## 论坛文本数据处理

In [1]:
import pandas as pd
import numpy as np
import re
import jieba
from zhon.hanzi import punctuation
import warnings
warnings.filterwarnings('ignore')

In [47]:
# Import the data
info = pd.read_csv('../data0629/info_immigration.csv',encoding='utf-8-sig')
# cmt = pd.read_csv('../data0629/cmt_immigration.csv',encoding='utf-8-sig')

In [48]:
def re_content(text):
    if text == ' ':
        return ' '
    # remove the system info '[...]'
    new_content = re.sub(r'\[[\n][^\]]*[\n]\]','',text)
    # remove the \n
    new_content = new_content.replace('\n',' ')
    # remove the url
    new_content = re.sub(r'http[s]?://[^\s]*','',new_content)
    # remove the .jpg/.jpeg
    new_content = re.sub(r'[\w]*\.[a-zA-Z]{3,4}','',new_content)
    # remove the (xxx.xx KB) or (xx.xx MB)
    new_content = re.sub(r'\([\d]*\.[\d]* [a-zA-Z]{2}\)','',new_content)
    
    # 97 is a special case
    new_content = new_content.replace('97','九七')
    # remove the timestamp
    new_content = re.sub(r'\d{2,4}-\d{1,2}-\d{1,2} \d{2}:\d{2}:\d{2}','',new_content)
    new_content = re.sub(r'\d{2,4}-\d{1,2}-\d{1,2} \d{2}:\d{2}','',new_content)
    new_content = re.sub(r'\d{2,4}-\d{1,2}-\d{1,2}','',new_content)
    new_content = re.sub(r'\d{2,4}年\d{1,2}月\d{1,2}日','',new_content)
    new_content = re.sub(r'\d{2,4}年\d{1,2}月','',new_content)
    new_content = re.sub(r'\d{2,4}年','',new_content)
    new_content = re.sub(r'\d{1,2}月\d{1,2}日','',new_content)
    new_content = re.sub(r'\d{1,2}月','',new_content)
    new_content = re.sub(r'\d{1,2}日','',new_content)
    new_content = re.sub(r'\d{2}:\d{2}:\d{2}','',new_content)
    new_content = re.sub(r'\d{2}:\d{2}','',new_content)
    # remove the punctuation marks
    new_content = re.sub(r'[%s]+' %punctuation,' ',new_content)
    # remove the , and .
    new_content = new_content.replace(',',' ')
    new_content = new_content.replace('.',' ')
    new_content = new_content.replace('(',' ')
    new_content = new_content.replace(')',' ')
    new_content = new_content.replace('=',' ')
    new_content = new_content.replace('?',' ')
    new_content = new_content.replace('/',' ')
    new_content = new_content.replace(':',' ')
    new_content = new_content.replace('-',' ')

    # remove the number
    new_content = re.sub(r'\d+','',new_content)

    return new_content

In [49]:
# info-level
info['fulltext'] = info['fulltext'].apply(lambda x:re_content(x))

In [53]:
# cmt-level
cmt['quote_content'].fillna(' ',inplace=True)
cmt['cmt_content'].fillna(' ',inplace=True)
# replace'此回覆已被刪除' with ' '
cmt['quote_content'] = cmt['quote_content'].apply(lambda x:x.replace('此回覆已被刪除',' '))
cmt['cmt_content'] = cmt['cmt_content'].apply(lambda x:x.replace('此回覆已被刪除',' '))
# clean the data
cmt['quote_content'] = cmt['quote_content'].apply(lambda x:re_content(x))
cmt['cmt_content'] = cmt['cmt_content'].apply(lambda x:re_content(x))

### 分词处理

In [50]:
CyberCan = pd.read_excel('./CyberCan.xlsx')
for i in range(len(CyberCan)):
    jieba.add_word(str(CyberCan['Words'][i]),freq=CyberCan['Frequency'][i])

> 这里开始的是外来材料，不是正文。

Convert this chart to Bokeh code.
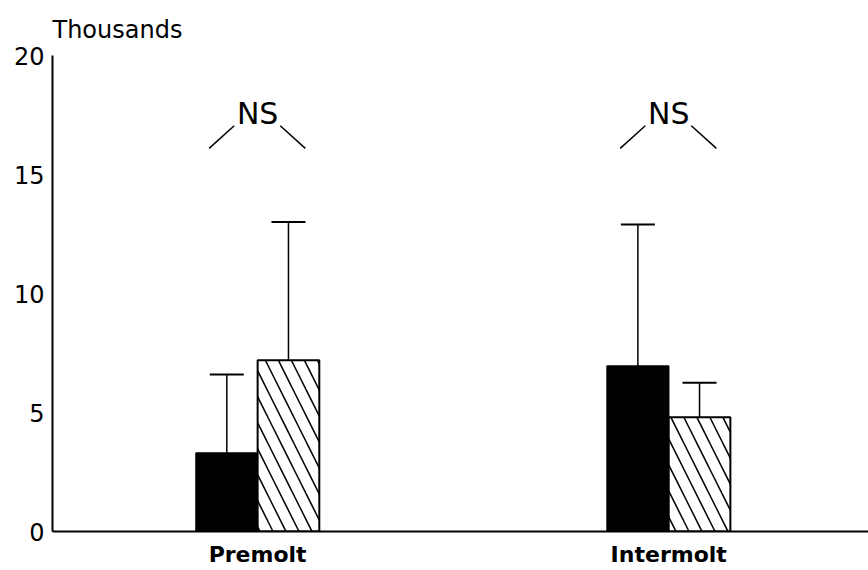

jieba.add_word('Hong Kong',freq=100000)
jieba.add_word('九七',freq=20000)
jieba.add_word('等於',freq=20000)
jieba.add_word('由己',freq=20000)

In [51]:
immigration_dict = pd.read_excel('../pre_describe/immigration_dictionary_v1_0527.xlsx',skiprows=2,usecols=['Word'])
# add the words in the dictionary to jieba
for i in range(len(immigration_dict)):
    if immigration_dict['Word'][i] not in CyberCan['Words'].values:
        jieba.add_word(immigration_dict['Word'][i],freq=18883)

In [52]:
# from collections import Counter

stop_words = [' ','的','嘅','在','有','是','和','係','我','及','都','但','他','就','與','喺','為','對','要','到','而','了','被','你','會','又','同','或','也','亦','她','佢']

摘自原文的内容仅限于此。